Even more significantly, parliament will be asked to approve a new forum bar, allowing the courts to block extradition if they decide that it would be in the interests of justice for defendants to be tried in the UK instead.

"This will mean that where prosecution is possible in both the UK and in another state, the British courts will be able to bar prosecution overseas, if they believe it is in the interests of justice to do so," May said.

What's meant by that is not clear. It would be possible, for example, to try McKinnon in the UK — but only if the US government were willing to send witnesses to an English court who could give evidence about security systems in the Pentagon, which must be highly unlikely.

The government review headed by Sir Scott Baker was told by the specialist extradition judges in London that there was not a single case decided under the 2003 Act in which it would have been in the interests of justice to have tried in the UK, rather than in the requesting territory.

Many of the recent cases involving extradition to the US were ones that the Crown Prosecution Service was simply not interested in taking up. If the only test is whether a prosecution is "possible", some defendants will escape both extradition and prosecution.

What we do know is that the government is not going to implement the forum bar provided by the Police and Justice Act 2006, which has never been brought into force. The Scott Baker review said the major disadvantage of introducing that forum bar was that it would create delay and had the potential to generate satellite litigation.

"This would slow down the extradition process, add to the cost of proceedings and provide no corresponding benefit," the review added.

Without seeing the government's proposals, it is difficult to see how May's new forum bar "will be carefully designed to minimise delays". The most that can be said is that giving these powers to the courts would avoid lengthy challenges in the courts to decisions by the home secretary.

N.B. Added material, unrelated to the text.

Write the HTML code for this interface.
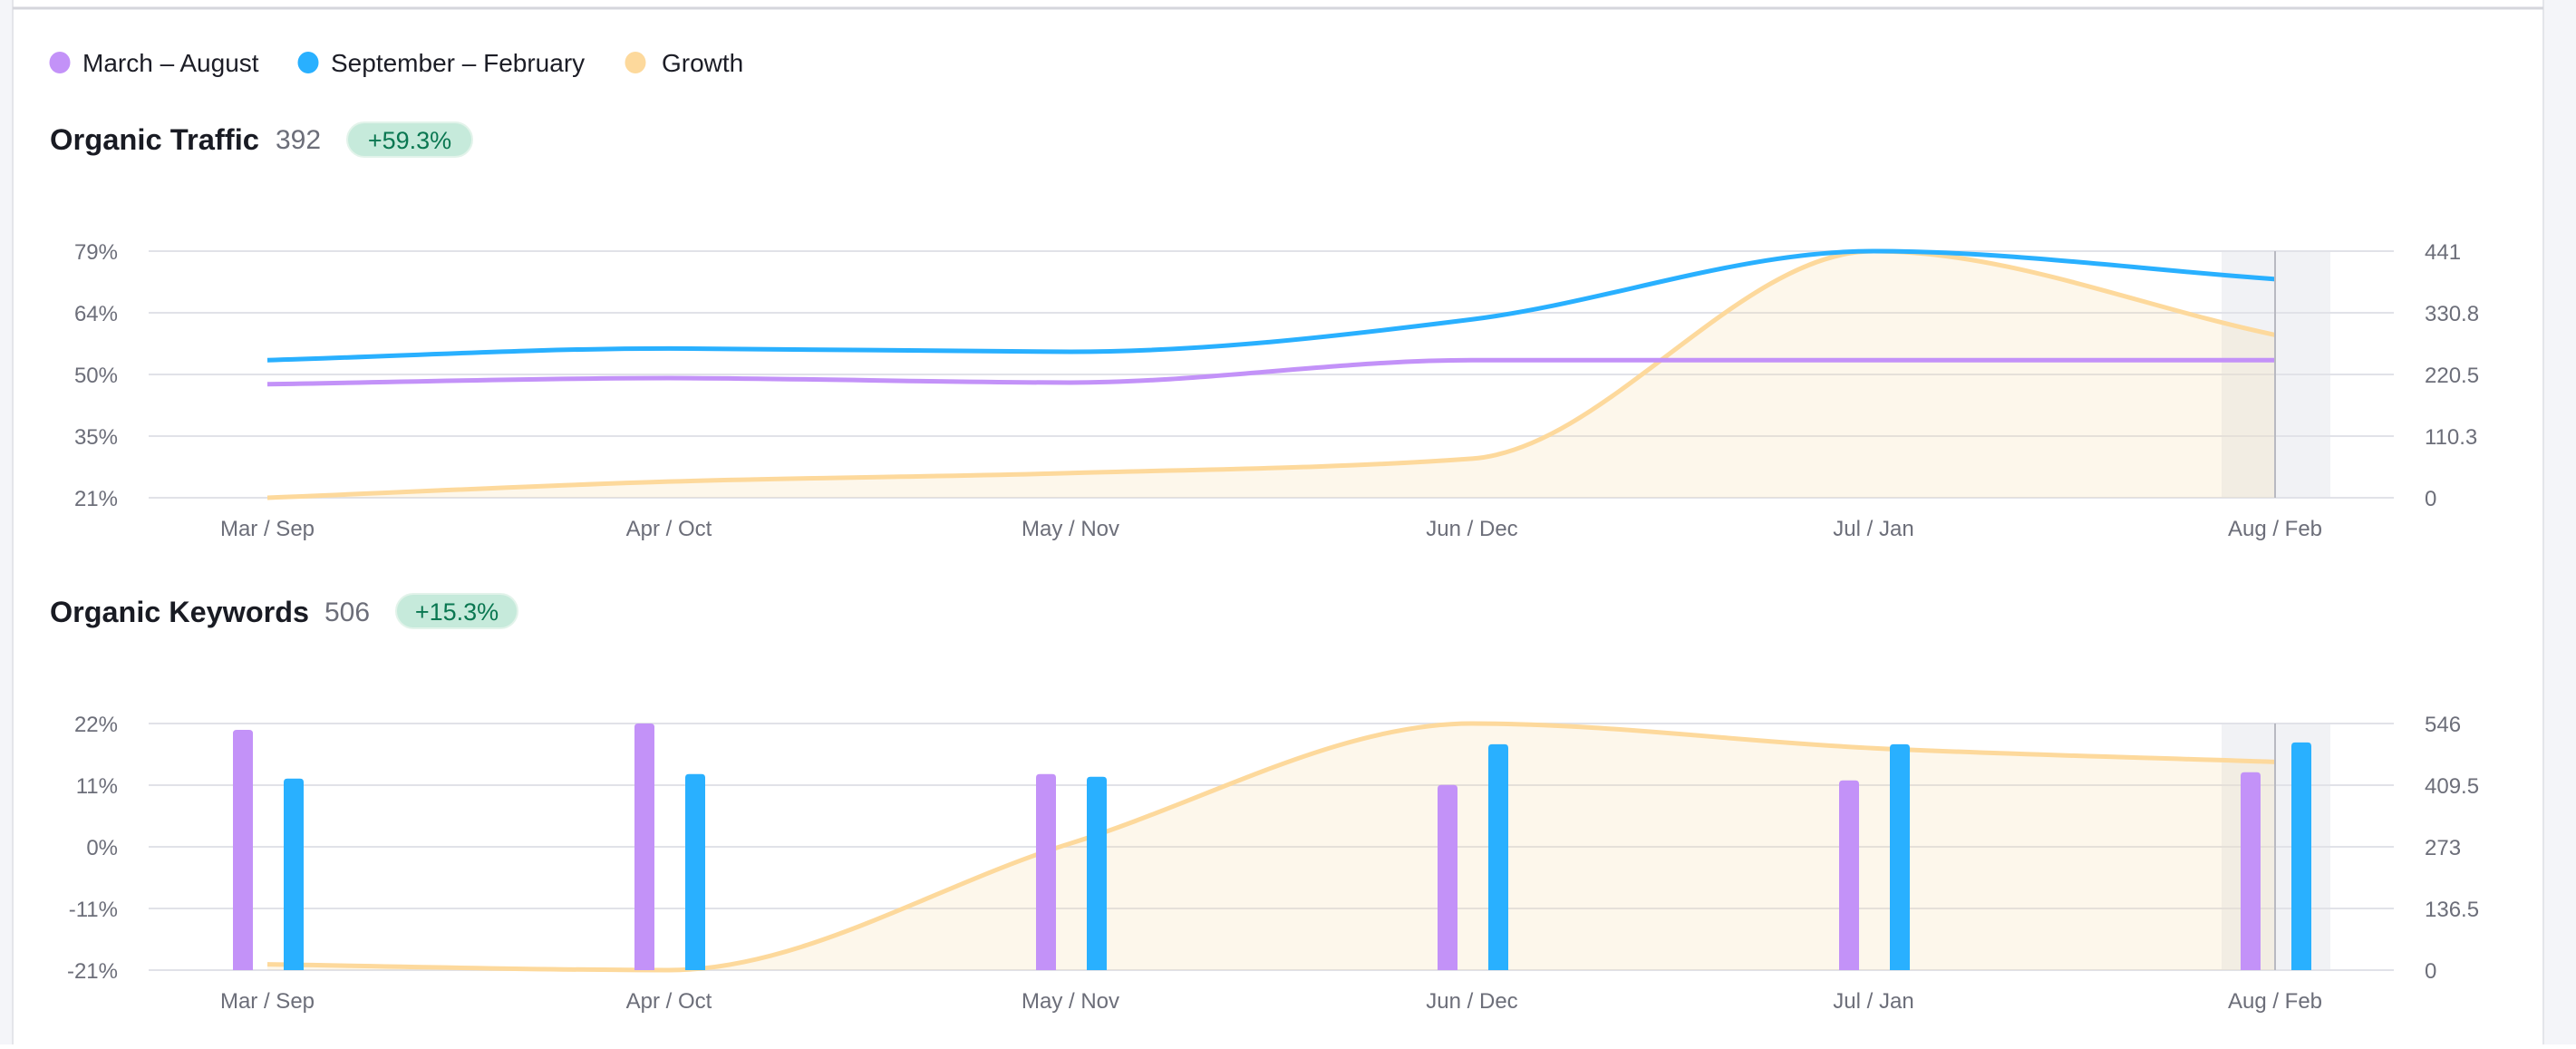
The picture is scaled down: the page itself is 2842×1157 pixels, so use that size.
<!DOCTYPE html>
<html><head><meta charset="utf-8">
<style>
html,body{margin:0;padding:0;background:#fff;}
body{width:2842px;height:1152px;overflow:hidden;position:relative;font-family:"Liberation Sans",sans-serif;}
svg text{font-family:"Liberation Sans",sans-serif;}
</style></head>
<body>
<svg id="root" width="2842" height="1152" viewBox="0 0 2842 1152" xmlns="http://www.w3.org/2000/svg">
  <rect x="0" y="0" width="14" height="1152" fill="#f4f5f9"/>
  <line x1="14" y1="0" x2="14" y2="1152" stroke="#e4e5ea" stroke-width="2"/>
  <rect x="2806" y="0" width="36" height="1152" fill="#f4f5f9"/>
  <line x1="2806" y1="0" x2="2806" y2="1152" stroke="#e4e5ea" stroke-width="2"/>
  <line x1="14" y1="9" x2="2806" y2="9" stroke="#d5d6dc" stroke-width="3"/>

  <g>
    <g>
      <ellipse cx="66" cy="69" rx="11.5" ry="12" fill="#c392f8"/>
      <text x="91" y="79" font-size="28" fill="#1c1d26">March – August</text>
    </g>
    <g>
      <ellipse cx="340" cy="69" rx="11.5" ry="12" fill="#29b0ff"/>
      <text x="365" y="79" font-size="28" fill="#1c1d26">September – February</text>
    </g>
    <g>
      <ellipse cx="701" cy="69" rx="11.5" ry="12" fill="#fdd99c"/>
      <text x="730" y="79" font-size="28" fill="#1c1d26">Growth</text>
    </g>
  </g>

  <g>
    <text x="55" y="165" font-size="32" font-weight="bold" fill="#191b23" textLength="231" lengthAdjust="spacingAndGlyphs">Organic Traffic</text>
    <text x="304" y="164" font-size="30" fill="#6c6e79">392</text>
    <rect x="383" y="135" width="138" height="38" rx="19" fill="#c6eadb" stroke="#e2f3ea" stroke-width="2"/>
    <text x="452" y="164" font-size="27" fill="#0a7751" text-anchor="middle">+59.3%</text>
  </g>
  <g>
    <text x="55" y="686" font-size="32" font-weight="bold" fill="#191b23" textLength="286" lengthAdjust="spacingAndGlyphs">Organic Keywords</text>
    <text x="358" y="685" font-size="30" fill="#6c6e79">506</text>
    <rect x="437" y="655" width="134" height="38" rx="19" fill="#c6eadb" stroke="#e2f3ea" stroke-width="2"/>
    <text x="504" y="684" font-size="27" fill="#0a7751" text-anchor="middle">+15.3%</text>
  </g>

  <g id="chart1"></g>
  <g id="chart2"></g>
</svg>
<script>
// ---- shared data ----
const categories = ["Mar / Sep","Apr / Oct","May / Nov","Jun / Dec","Jul / Jan","Aug / Feb"];
// Organic traffic
const trafficMarAug = [203, 214, 206, 246, 246, 246];
const trafficSepFeb = [246, 267, 261, 319, 441, 391];
const trafficGrowth = [21, 24.8, 26.8, 30.2, 79, 59.3];
const trafficLeftTicks = ["21%","35%","50%","64%","79%"];
const trafficRightTicks = ["0","110.3","220.5","330.8","441"];
// Organic keywords
const keywordsMarAug = [532, 546, 434, 410, 420, 438];
const keywordsSepFeb = [424, 434, 428, 500, 500, 504];
const keywordsGrowth = [-20, -21, 1.1, 22, 17.7, 15.3];
const keywordsLeftTicks = ["-21%","-11%","0%","11%","22%"];
const keywordsRightTicks = ["0","136.5","273","409.5","546"];

const NS = "http://www.w3.org/2000/svg";
function mk(tag, attrs, parent){
  const e = document.createElementNS(NS, tag);
  for (const k in attrs) e.setAttribute(k, attrs[k]);
  parent.appendChild(e);
  return e;
}
const X0 = 295, DX = 443;
function xPos(i){ return X0 + i * DX; }

function monotonePath(pts){
  const n = pts.length;
  const dx=[], m=[], t=[];
  for (let i=0;i<n-1;i++){ dx[i]=pts[i+1][0]-pts[i][0]; m[i]=(pts[i+1][1]-pts[i][1])/dx[i]; }
  t[0]=m[0]; t[n-1]=m[n-2];
  for (let i=1;i<n-1;i++){
    if (m[i-1]*m[i] <= 0) t[i]=0;
    else { const h0=dx[i-1], h1=dx[i]; const p=(m[i-1]*h1+m[i]*h0)/(h0+h1);
      t[i]=(Math.sign(m[i-1])+Math.sign(m[i]))*Math.min(Math.abs(m[i-1]),Math.abs(m[i]),0.5*Math.abs(p)); }
  }
  let d = "M"+pts[0][0]+","+pts[0][1];
  for (let i=0;i<n-1;i++){
    const h=dx[i]/3;
    d += " C"+(pts[i][0]+h)+","+(pts[i][1]+t[i]*h)+" "+(pts[i+1][0]-h)+","+(pts[i+1][1]-t[i+1]*h)+" "+pts[i+1][0]+","+pts[i+1][1];
  }
  return d;
}

function drawAxes(g, top, bottom, leftTicks, rightTicks){
  const n = leftTicks.length;
  mk("rect",{x:2451,y:top,width:120,height:bottom-top,fill:"#f1f2f5"},g);
  for (let i=0;i<n;i++){
    const y = bottom - i*(bottom-top)/(n-1);
    const gl = mk("line",{x1:164,x2:2641,y1:y,y2:y,stroke:"#e1e2e8","stroke-width":2},g);
    
    
    const lt = mk("text",{x:130,y:y+9,"font-size":24,fill:"#6c6e79","text-anchor":"end"},g);
    lt.textContent = leftTicks[i];
    
    
    const rt = mk("text",{x:2675,y:y+9,"font-size":24,fill:"#6c6e79"},g);
    rt.textContent = rightTicks[i];
    
    
  }
  categories.forEach((c,i)=>{
    const t = mk("text",{x:xPos(i),y:bottom+42,"font-size":24,fill:"#6c6e79","text-anchor":"middle"},g);
    t.textContent = c;
    
    
  });
}
function drawGrowth(g, vals, yL, bottom){
  const pts = vals.map((v,i)=>[xPos(i), yL(v)]);
  const d = monotonePath(pts);
  const area = mk("path",{d:d+" L"+pts[pts.length-1][0]+","+bottom+" L"+pts[0][0]+","+bottom+" Z",fill:"#f6d9a3","fill-opacity":0.22},g);
  
  
  const line = mk("path",{d:d,fill:"none",stroke:"#fdd99c","stroke-width":5},g);
  
  
}
function drawCursor(g, top, bottom){
  const c = mk("line",{x1:xPos(5),x2:xPos(5),y1:top,y2:bottom,stroke:"#b8b9c1","stroke-width":2},g);
  
  
}

// ---- chart 1 ----
(function(){
  const g = document.getElementById("chart1");
  const top=277, bottom=549;
  const yL = v => bottom - (v-21)/(79-21)*(bottom-top);
  const yR = v => bottom - v/441*(bottom-top);
  drawAxes(g, top, bottom, trafficLeftTicks, trafficRightTicks);
  drawGrowth(g, trafficGrowth, yL, bottom);
  const p1 = mk("path",{d:monotonePath(trafficMarAug.map((v,i)=>[xPos(i),yR(v)])),fill:"none",stroke:"#c392f8","stroke-width":5},g);
  
  
  const p2 = mk("path",{d:monotonePath(trafficSepFeb.map((v,i)=>[xPos(i),yR(v)])),fill:"none",stroke:"#29b0ff","stroke-width":5},g);
  
  
  drawCursor(g, top, bottom);
})();

// ---- chart 2 ----
(function(){
  const g = document.getElementById("chart2");
  const top=798, bottom=1070;
  const yL = v => bottom - (v+21)/(22+21)*(bottom-top);
  const yR = v => bottom - v/546*(bottom-top);
  drawAxes(g, top, bottom, keywordsLeftTicks, keywordsRightTicks);
  drawGrowth(g, keywordsGrowth, yL, bottom);
  const bw = 22;
  function bar(cx, v, color, name){
    const y = yR(v), h = bottom - y, r = 4;
    const d = "M"+(cx-bw/2)+","+bottom+" V"+(y+r)+" Q"+(cx-bw/2)+","+y+" "+(cx-bw/2+r)+","+y+" H"+(cx+bw/2-r)+" Q"+(cx+bw/2)+","+y+" "+(cx+bw/2)+","+(y+r)+" V"+bottom+" Z";
    const b = mk("path",{d:d,fill:color},g);
    
    
  }
  keywordsMarAug.forEach((v,i)=>bar(xPos(i)-27, v, "#c392f8", "bar-march-august"));
  keywordsSepFeb.forEach((v,i)=>bar(xPos(i)+29, v, "#29b0ff", "bar-september-february"));
  drawCursor(g, top, bottom);
})();
</script>
</body></html>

The government's concern will be to satisfy its critics while causing as little damage as possible to relations with the United States. It's possible to imagine a forum bar that would be inconsistent with the US-UK extradition treaty.

Fortunately for May, though, the English courts moved quickly in permitting the extradition of Abu Hamza and his fellow suspects this month. If the US get to try the five terrorist suspects and we get to keep a man who says he was searching for UFOs, perhaps honour will be satisfied.